For a long time, the world of high-order numerical methods was divided into different camps, each with its own philosophy: finite difference methods, finite volume methods, spectral element methods, and discontinuous Galerkin (DG) methods. SBP-SAT began its life firmly in the finite difference camp.
However, deeper investigation revealed a stunning connection. It turns out that if you construct an SBP-SAT finite difference scheme on a particular set of grid points (the Gauss-Lobatto-Legendre nodes), the resulting set of equations is algebraically identical to a high-order Discontinuous Galerkin Spectral Element Method (DG-SEM) on the same grid.
This is not a mere coincidence; it's a sign of a deep, underlying unity. What appeared to be two completely different approaches—one based on mimicking integration-by-parts on a grid, the other based on projecting equations onto polynomial basis functions—are, in fact, two different languages describing the same powerful idea. This discovery has helped to unify the field, allowing insights from one method to be translated to the other.
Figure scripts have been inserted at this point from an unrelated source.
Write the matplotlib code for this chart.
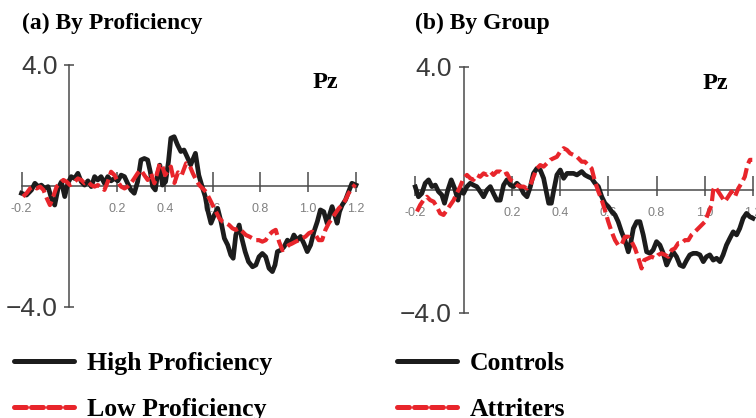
import numpy as np
import matplotlib.pyplot as plt
from matplotlib.lines import Line2D

# ---- data (time in s, amplitude in microvolts) ----
t_high = [-0.200, -0.179, -0.158, -0.144, -0.130, -0.117, -0.103, -0.089, -0.075, -0.061,
          -0.047, -0.033, -0.019, -0.006, 0.008, 0.022, 0.036, 0.050, 0.064, 0.078,
          0.092, 0.106, 0.119, 0.133, 0.147, 0.161, 0.175, 0.189, 0.203, 0.217,
          0.231, 0.244, 0.258, 0.272, 0.286, 0.300, 0.314, 0.328, 0.339, 0.349,
          0.360, 0.369, 0.379, 0.390, 0.403, 0.415, 0.425, 0.439, 0.453, 0.467,
          0.480, 0.494, 0.508, 0.528, 0.542, 0.556, 0.569, 0.579, 0.593, 0.607,
          0.621, 0.635, 0.649, 0.663, 0.676, 0.686, 0.697, 0.711, 0.722, 0.736,
          0.750, 0.767, 0.781, 0.794, 0.808, 0.822, 0.836, 0.850, 0.861, 0.871,
          0.885, 0.899, 0.913, 0.926, 0.940, 0.954, 0.968, 0.982, 0.996, 1.010,
          1.024, 1.038, 1.051, 1.065, 1.079, 1.089, 1.100, 1.111, 1.121, 1.131,
          1.142, 1.156, 1.169, 1.183, 1.200]
v_high = [-0.24, -0.30, -0.13, 0.09, -0.02, 0.03, -0.08, -0.02, -0.40, -0.63,
          -0.08, 0.14, -0.35, 0.09, 0.31, 0.25, 0.42, 0.14, 0.03, 0.17,
          -0.02, 0.31, 0.20, 0.31, 0.09, 0.31, 0.17, 0.25, 0.17, 0.36,
          0.31, 0.09, -0.13, -0.24, 0.14, 0.86, 0.91, 0.86, 0.47, -0.02,
          -0.13, 0.36, 0.69, 0.03, 0.14, 0.80, 1.58, 1.63, 1.36, 1.14,
          1.19, 0.95, 0.70, 1.08, 0.36, -0.02, -0.35, -0.79, -1.23, -0.96,
          -0.74, -1.18, -1.73, -1.95, -2.28, -2.39, -1.62, -1.29, -1.73, -2.17,
          -2.50, -2.67, -2.61, -2.34, -2.23, -2.34, -2.72, -2.83, -2.61, -2.17,
          -2.12, -2.01, -1.79, -1.90, -1.62, -1.79, -1.67, -1.90, -2.17, -1.95,
          -1.51, -1.18, -0.79, -0.85, -1.23, -0.96, -0.68, -0.96, -1.23, -0.85,
          -0.63, -0.46, -0.19, 0.09, 0.03]

t_low = [-0.194, -0.179, -0.164, -0.150, -0.136, -0.122, -0.108, -0.094, -0.081, -0.067,
         -0.053, -0.039, -0.025, -0.011, 0.003, 0.022, 0.036, 0.050, 0.064, 0.078,
         0.092, 0.106, 0.119, 0.133, 0.147, 0.161, 0.175, 0.189, 0.203, 0.217,
         0.231, 0.244, 0.258, 0.272, 0.286, 0.300, 0.314, 0.328, 0.342, 0.356,
         0.369, 0.379, 0.390, 0.401, 0.411, 0.425, 0.440, 0.455, 0.470, 0.489,
         0.503, 0.517, 0.531, 0.544, 0.558, 0.572, 0.586, 0.600, 0.614, 0.628,
         0.642, 0.656, 0.669, 0.683, 0.697, 0.711, 0.725, 0.739, 0.753, 0.767,
         0.781, 0.794, 0.808, 0.822, 0.836, 0.850, 0.864, 0.878, 0.892, 0.906,
         0.919, 0.933, 0.947, 0.961, 0.975, 0.989, 1.003, 1.017, 1.031, 1.044,
         1.058, 1.072, 1.086, 1.100, 1.114, 1.128, 1.142, 1.156, 1.169, 1.183,
         1.197]
v_low = [-0.35, -0.24, -0.08, -0.02, -0.08, -0.02, -0.13, -0.41, -0.63, -0.35,
         -0.02, 0.09, 0.20, 0.14, 0.03, 0.14, 0.25, 0.20, 0.09, 0.14,
         0.03, -0.02, 0.03, -0.02, -0.13, 0.14, 0.47, 0.36, 0.14, -0.02,
         -0.08, -0.02, 0.09, 0.25, 0.42, 0.53, 0.36, 0.20, 0.42, 0.09,
         0.47, 0.75, 0.64, 0.36, 0.47, 0.64, 0.10, 0.45, 0.35, 0.75,
         0.69, 0.42, 0.20, 0.03, -0.08, -0.19, -0.41, -0.63, -0.85, -1.07,
         -1.18, -1.23, -1.29, -1.40, -1.45, -1.40, -1.51, -1.62, -1.67, -1.73,
         -1.79, -1.79, -1.84, -1.79, -1.62, -1.51, -1.45, -1.84, -2.12, -2.06,
         -1.95, -1.90, -1.84, -1.79, -1.73, -1.67, -1.56, -1.51, -1.62, -1.79,
         -1.79, -1.45, -1.23, -1.07, -0.90, -0.74, -0.63, -0.46, -0.24, -0.08,
         0.05]

t_ctrl = [-0.200, -0.187, -0.173, -0.159, -0.145, -0.131, -0.117, -0.104, -0.090, -0.079,
          -0.065, -0.051, -0.037, -0.023, -0.014, 0.000, 0.014, 0.028, 0.041, 0.055,
          0.069, 0.083, 0.097, 0.111, 0.124, 0.138, 0.152, 0.166, 0.180, 0.194,
          0.208, 0.221, 0.235, 0.249, 0.263, 0.277, 0.290, 0.304, 0.318, 0.332,
          0.343, 0.353, 0.364, 0.373, 0.387, 0.401, 0.415, 0.429, 0.442, 0.456,
          0.470, 0.490, 0.503, 0.517, 0.531, 0.545, 0.559, 0.573, 0.586, 0.600,
          0.614, 0.628, 0.641, 0.655, 0.669, 0.683, 0.694, 0.704, 0.718, 0.731,
          0.745, 0.759, 0.773, 0.786, 0.800, 0.814, 0.828, 0.842, 0.855, 0.869,
          0.883, 0.897, 0.911, 0.925, 0.938, 0.952, 0.966, 0.980, 0.994, 1.007,
          1.021, 1.035, 1.049, 1.063, 1.076, 1.090, 1.104, 1.118, 1.132, 1.145,
          1.159, 1.173, 1.187, 1.200]
v_ctrl = [0.10, -0.22, -0.11, 0.22, 0.33, 0.11, 0.16, -0.05, -0.16, -0.43,
          0.00, 0.33, 0.05, -0.33, 0.05, -0.11, 0.11, 0.22, 0.16, 0.11,
          -0.05, -0.22, 0.00, 0.11, -0.11, -0.33, -0.33, 0.16, 0.33, 0.16,
          0.11, 0.22, 0.11, -0.11, -0.22, 0.11, 0.54, 0.70, 0.65, 0.38,
          -0.05, -0.43, -0.43, -0.05, 0.49, 0.65, 0.38, 0.54, 0.54, 0.54,
          0.49, 0.60, 0.49, 0.43, 0.38, 0.22, 0.11, -0.22, -0.43, -0.54,
          -0.70, -0.81, -1.03, -1.36, -1.63, -2.01, -1.68, -1.25, -1.03, -1.03,
          -1.46, -2.01, -2.06, -1.95, -1.68, -1.79, -2.06, -2.44, -2.22, -2.01,
          -2.17, -2.44, -2.49, -2.28, -2.11, -2.06, -2.06, -2.11, -2.33, -2.17,
          -2.11, -2.28, -2.22, -2.33, -2.11, -1.79, -1.57, -1.36, -1.46, -1.25,
          -0.92, -0.76, -0.87, -0.92]

t_attr = [-0.193, -0.180, -0.166, -0.152, -0.138, -0.124, -0.111, -0.097, -0.083, -0.069,
          -0.055, -0.041, -0.028, -0.014, 0.000, 0.014, 0.028, 0.041, 0.055, 0.069,
          0.083, 0.097, 0.111, 0.124, 0.138, 0.152, 0.166, 0.180, 0.194, 0.208,
          0.221, 0.235, 0.249, 0.263, 0.277, 0.290, 0.304, 0.318, 0.332, 0.346,
          0.360, 0.373, 0.387, 0.401, 0.415, 0.429, 0.442, 0.456, 0.470, 0.490,
          0.503, 0.517, 0.531, 0.545, 0.559, 0.573, 0.586, 0.600, 0.614, 0.628,
          0.641, 0.655, 0.669, 0.683, 0.697, 0.711, 0.725, 0.738, 0.749, 0.766,
          0.780, 0.794, 0.807, 0.821, 0.835, 0.849, 0.863, 0.876, 0.890, 0.904,
          0.918, 0.932, 0.945, 0.959, 0.973, 0.987, 1.001, 1.014, 1.028, 1.035,
          1.042, 1.056, 1.070, 1.083, 1.097, 1.111, 1.125, 1.139, 1.152, 1.166,
          1.177, 1.187, 1.197]
v_attr = [-0.70, -0.49, -0.33, -0.22, -0.33, -0.38, -0.54, -0.76, -0.81, -0.65,
          -0.49, -0.33, -0.11, 0.11, 0.38, 0.49, 0.38, 0.33, 0.49, 0.43,
          0.54, 0.49, 0.60, 0.49, 0.60, 0.60, 0.49, 0.54, 0.33, 0.27,
          0.16, 0.11, 0.11, 0.05, 0.16, 0.43, 0.70, 0.81, 0.76, 0.87,
          0.98, 1.03, 1.08, 1.25, 1.36, 1.30, 1.19, 1.14, 1.08, 0.92,
          0.92, 0.81, 0.70, 0.27, -0.05, -0.33, -0.65, -1.03, -1.36, -1.63,
          -1.79, -1.79, -1.52, -1.52, -1.68, -1.90, -2.22, -2.55, -2.28, -2.22,
          -2.17, -2.22, -2.11, -2.06, -2.11, -2.17, -1.95, -1.90, -1.73, -1.73,
          -1.63, -1.63, -1.46, -1.36, -1.25, -1.14, -1.03, -0.76, -0.49, 0.00,
          0.11, -0.05, -0.22, -0.38, -0.22, -0.05, -0.22, 0.05, 0.22, 0.43,
          0.81, 0.98, 0.98]

xticks = [-0.2, 0.2, 0.4, 0.6, 0.8, 1.0, 1.2]
xticklabels = ['-0.2', '0.2', '0.4', '0.6', '0.8', '1.0', '1.2']
yticks = [-4, 4]
yticklabels = ['\u22124.0', '4.0']

W, H = 756, 418
BLACK = '#1c1c1c'
RED = '#e8252b'
AXC = '#4a4a4a'
serif = 'Liberation Serif'
sans = 'Liberation Sans'

fig = plt.figure(figsize=(W / 100, H / 100), dpi=100)


def px_axes(x0, x1, ytop, ybot):
    return fig.add_axes([x0 / W, 1 - ybot / H, (x1 - x0) / W, (ybot - ytop) / H])


def style(ax):
    ax.set_xlim(-0.2, 1.2)
    ax.set_ylim(-4, 4)
    for s in ['top', 'right']:
        ax.spines[s].set_visible(False)
    ax.spines['left'].set_position(('data', 0))
    ax.spines['bottom'].set_position(('data', 0))
    for s in ['left', 'bottom']:
        ax.spines[s].set_color(AXC)
        ax.spines[s].set_linewidth(1.1)
        ax.spines[s].set_zorder(0.5)
    ax.set_axisbelow(True)
    ax.xaxis.remove_overlapping_locs = False
    ax.set_xticks(xticks)
    ax.set_xticklabels(xticklabels, fontfamily=sans, fontsize=9, color='#808080')
    ax.set_xticks(xticks, minor=True)
    ax.tick_params(axis='x', which='major', direction='in', length=10, width=1.1,
                   color=AXC, pad=12.5)
    ax.tick_params(axis='x', which='minor', direction='out', length=4, width=1.1,
                   color=AXC)
    ax.set_yticks(yticks)
    ax.set_yticklabels(yticklabels, fontfamily=sans, fontsize=19, color='#3a3a3a')
    ax.tick_params(axis='y', direction='inout', length=7, width=1.1, color=AXC, pad=5)
    ax.patch.set_visible(False)


def draw(ax, t1, v1, l1, t2, v2, l2):
    h1, = ax.plot(t1, v1, color=BLACK, lw=3.4, clip_on=False, zorder=3,
                  solid_joinstyle='round', label=l1)
    h2, = ax.plot(t2, v2, color=RED, lw=3.0, ls=(0, (3.0, 1.2)), clip_on=False,
                  zorder=4, label=l2)
    return h1, h2


ax1 = px_axes(21.5, 356, 65, 307)
style(ax1)
ha1 = draw(ax1, t_high, v_high, 'High Proficiency', t_low, v_low, 'Low Proficiency')

ax2 = px_axes(415.3, 753, 67, 313)
style(ax2)
ha2 = draw(ax2, t_ctrl, v_ctrl, 'Controls', t_attr, v_attr, 'Attriters')

# titles and electrode labels
fig.text(22 / W, 1 - 29 / H, '(a) By Proficiency', fontfamily=serif, fontweight='bold',
         fontsize=17, va='baseline', ha='left')
fig.text(415 / W, 1 - 29 / H, '(b) By Group', fontfamily=serif, fontweight='bold',
         fontsize=17, va='baseline', ha='left')
fig.text(313 / W, 1 - 88 / H, 'Pz', fontfamily=serif, fontweight='bold',
         fontsize=17.5, va='baseline', ha='left')
fig.text(703 / W, 1 - 89 / H, 'Pz', fontfamily=serif, fontweight='bold',
         fontsize=17.5, va='baseline', ha='left')

# legends
for handles, x0 in [(ha1, 14), (ha2, 397)]:
    proxies = [Line2D([], [], color=BLACK, lw=3.6, solid_capstyle='round'),
               Line2D([], [], color=RED, lw=3.6, ls=(0, (2.4, 1.0)),
                      dash_capstyle='round')]
    leg = fig.legend(proxies, [h.get_label() for h in handles],
                     loc='upper left', bbox_to_anchor=(x0 / W, 1 - 352 / H),
                     frameon=False, handlelength=2.35, handletextpad=0.5,
                     labelspacing=0.9, borderpad=0, borderaxespad=0,
                     prop={'family': serif, 'weight': 'bold', 'size': 18.5})

fig.savefig('out.png', dpi=100)
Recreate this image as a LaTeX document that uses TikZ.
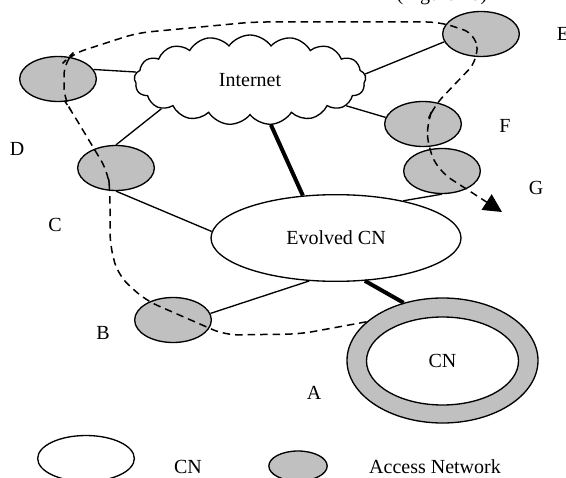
\documentclass[tikz,border=0pt]{standalone}
\usepackage{fontspec}
\setmainfont{Liberation Serif}
\usetikzlibrary{shapes.geometric, shapes.symbols, arrows.meta}
\definecolor{accgray}{HTML}{C0C0C0}

\begin{document}
\begin{tikzpicture}[
    x=0.6pt, y=-0.6pt,
    font=\fontsize{12pt}{14pt}\selectfont,
    access/.style={ellipse, draw, line width=0.8pt, fill=accgray, minimum width=46pt, minimum height=27pt, inner sep=0pt},
    core/.style={ellipse, draw, line width=0.8pt, fill=white, inner sep=0pt},
    link/.style={line width=0.8pt},
    backbone/.style={line width=2.4pt},
    route/.style={line width=0.9pt, dash pattern=on 4.5pt off 3pt, rounded corners=8pt},
    tag/.style={inner sep=0pt}
]
    \useasboundingbox (0,0) rectangle (566,477);

    % Caption cut off at the top
    \node (caption) [tag, anchor=base] at (442,1) {(Figure 10)};

    % Internet and core networks
    \node (Inet) [cloud, draw, line width=0.8pt, fill=white, cloud puffs=17, cloud puff arc=110, aspect=2.6, minimum width=139pt, minimum height=54pt, inner sep=0pt] at (250,80) {Internet};
    \node (EvCN) [core, minimum width=150pt, minimum height=52pt] at (336,238) {Evolved CN};
    \node (CNout) [core, fill=accgray, minimum width=114.6pt, minimum height=75pt] at (442.5,360.5) {};
    \node (CNin) [core, minimum width=91.2pt, minimum height=52.8pt] at (442.5,361) {CN};

    % Access networks
    \node (accD) [access] at (58,79) {};
    \node (accE) [access] at (481,34) {};
    \node (accC) [access] at (116,168) {};
    \node (accF) [access] at (423,124) {};
    \node (accG) [access] at (442,171) {};
    \node (accB) [access] at (173,320) {};

    % Labels
    \node (labA) [tag] at (314,393) {A};
    \node (labB) [tag] at (103,333) {B};
    \node (labC) [tag] at (55,225) {C};
    \node (labD) [tag] at (17,149) {D};
    \node (labE) [tag] at (563,34) {E};
    \node (labF) [tag] at (505,126) {F};
    \node (labG) [tag] at (536,188) {G};

    % Links
    \draw [link] (accD.15) -- (Inet.176);
    \draw [link] (Inet.198) -- (accC.north);
    \draw [link] (Inet.3) -- (accE.192);
    \draw [link] (Inet.345) -- (accF.170);
    \draw [link] (accC.south) -- (EvCN.177);
    \draw [link] (EvCN.29) -- (accG.south);
    \draw [link] (accB.10) -- (EvCN.238);
    \draw [backbone] (Inet.295) -- (EvCN.128);
    \draw [backbone] (EvCN.304) -- (CNout.124);

    % Movement path
    \coordinate (pathEnd) at (502,212);
    \draw [route, -{Triangle[length=11pt, width=11pt]}] (CNout.153) -- (300,334) -- (225,335)
        -- (145,300) -- (118,275) -- (110,245) -- (110,192) -- (108,172) -- (72,112)
        -- (64,100) -- (64,62) -- (72,54) -- (137,33) -- (253,22) -- (440,22)
        -- (476,34) -- (478,60) -- (434,106) -- (427,122) -- (428,148) -- (440,172) -- (pathEnd);

    % Legend
    \node (legCore) [core, minimum width=58pt, minimum height=27.6pt] at (86,458.5) {};
    \node (legCoreTxt) [tag] at (188,467) {CN};
    \node (legAcc) [access, minimum width=35pt, minimum height=18pt] at (298,466) {};
    \node (legAccTxt) [tag] at (435,467) {Access Network};

\end{tikzpicture}
\end{document}
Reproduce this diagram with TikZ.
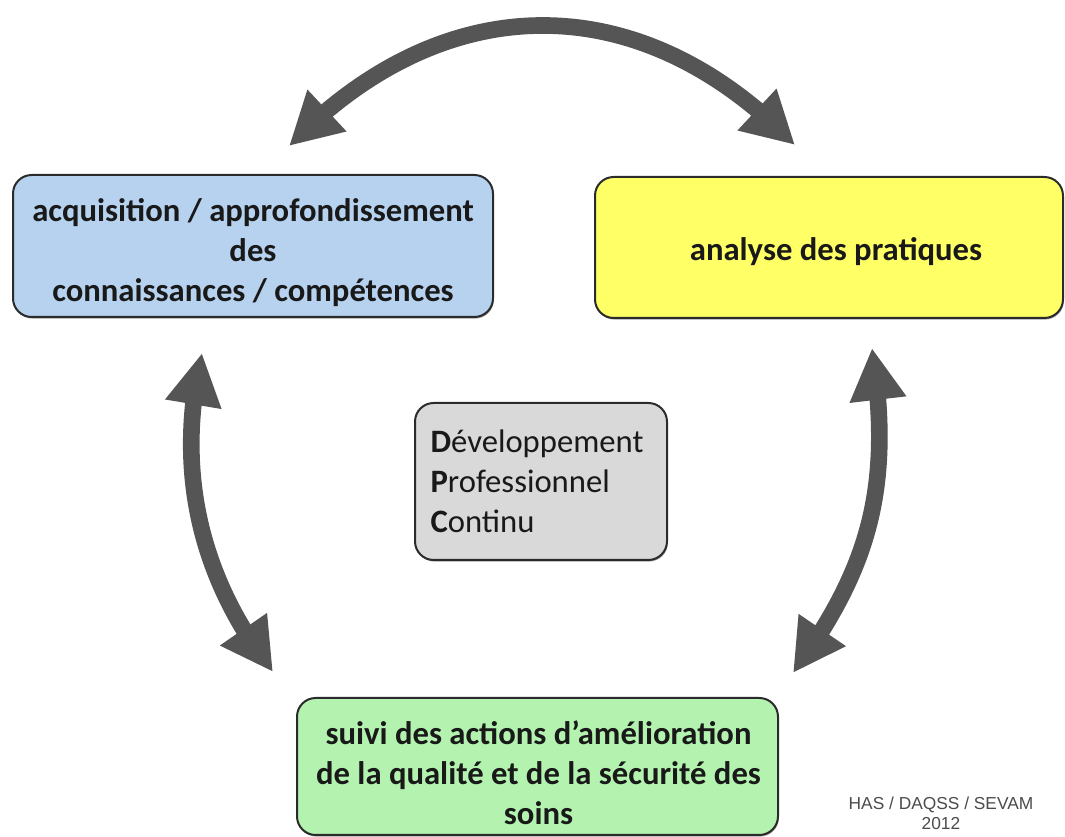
\documentclass[tikz,border=0pt]{standalone}
\usepackage{fontspec}
\setmainfont{Carlito}
\newfontfamily\footfont{Liberation Sans}
\usetikzlibrary{arrows.meta,bending,shadows}
\definecolor{boxblue}{HTML}{B6D2EF}
\definecolor{boxyellow}{HTML}{FFFF66}
\definecolor{boxgray}{HTML}{D9D9D9}
\definecolor{boxgreen}{HTML}{B3F3AF}
\definecolor{arrowgray}{HTML}{555555}
\definecolor{edgegray}{HTML}{2B2B2B}
\tikzset{
  cyclebox/.style={draw=edgegray, line width=1.5pt, rounded corners=14pt,
    inner sep=0pt,
    drop shadow={shadow xshift=0.6pt, shadow yshift=-1.2pt, fill=black!60, opacity=0.6}},
  boxtext/.style={text=black!90, align=center, inner sep=0pt,
    font=\bfseries\fontsize{24.5}{30}\selectfont},
  bigarrow/.style={draw=arrowgray, line width=12.5pt,
    {Triangle[length=39pt,width=40pt,flex]}-{Triangle[length=39pt,width=40pt,flex]}},
}
\begin{document}
\begin{tikzpicture}[x=0.75pt,y=-0.75pt]
\useasboundingbox[fill=white] (0,0) rectangle (1065,837);

\node[cyclebox, fill=boxblue, minimum width=360pt, minimum height=106.5pt] (acq) at (253,246) {};
\node[boxtext] (acqtxt) at (253,253)
  {acquisition / approfondissement\\des\\connaissances / compétences};

\node[cyclebox, fill=boxyellow, minimum width=351pt, minimum height=105.75pt] (ana) at (829,247.5) {};
\node[boxtext] (anatxt) at (836,251.5) {analyse des pratiques};

\node[cyclebox, fill=boxgray, minimum width=189pt, minimum height=117.75pt] (dpc) at (541,481.5) {};
\node[boxtext, align=left, font=\fontsize{24.5}{30}\selectfont] (dpctxt) at (537,481.5)
  {\textbf{D}éveloppement\\\textbf{P}rofessionnel\\\textbf{C}ontinu};

\node[cyclebox, fill=boxgreen, minimum width=360.75pt, minimum height=102.75pt] (suivi) at (537.5,766.5) {};
\node[boxtext] (suivitxt) at (538.5,772.5)
  {suivi des actions d’amélioration\\de la qualité et de la sécurité des\\soins};

\node[font=\footfont\fontsize{13}{15}\selectfont, text=black!70, align=center] (foot) at (941,813)
  {HAS / DAQSS / SEVAM\\2012};

\coordinate (tl) at (289,146);
\coordinate (tr) at (795,145);
\coordinate (lt) at (202,353);
\coordinate (lb) at (273,672);
\coordinate (rt) at (872,348);
\coordinate (rb) at (793,673);

\draw[bigarrow] (tl) .. controls (444,-14) and (640,-15) .. (tr);
\draw[bigarrow] (lt) .. controls (175,470) and (199,577) .. (lb);
\draw[bigarrow] (rt) .. controls (892,482) and (873,564) .. (rb);
\end{tikzpicture}
\end{document}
SBP-SAT is not just an isolated trick; it is a key member of a large and powerful family of modern numerical methods, and it serves as a bridge connecting different branches of that family.
From the mundane to the cosmic, the SBP-SAT framework has proven to be a robust, versatile, and deeply physical tool. Its beauty lies not just in its mathematical elegance, but in its ability to provide a reliable path from the equations on a page to a trustworthy simulation of the complex world around us.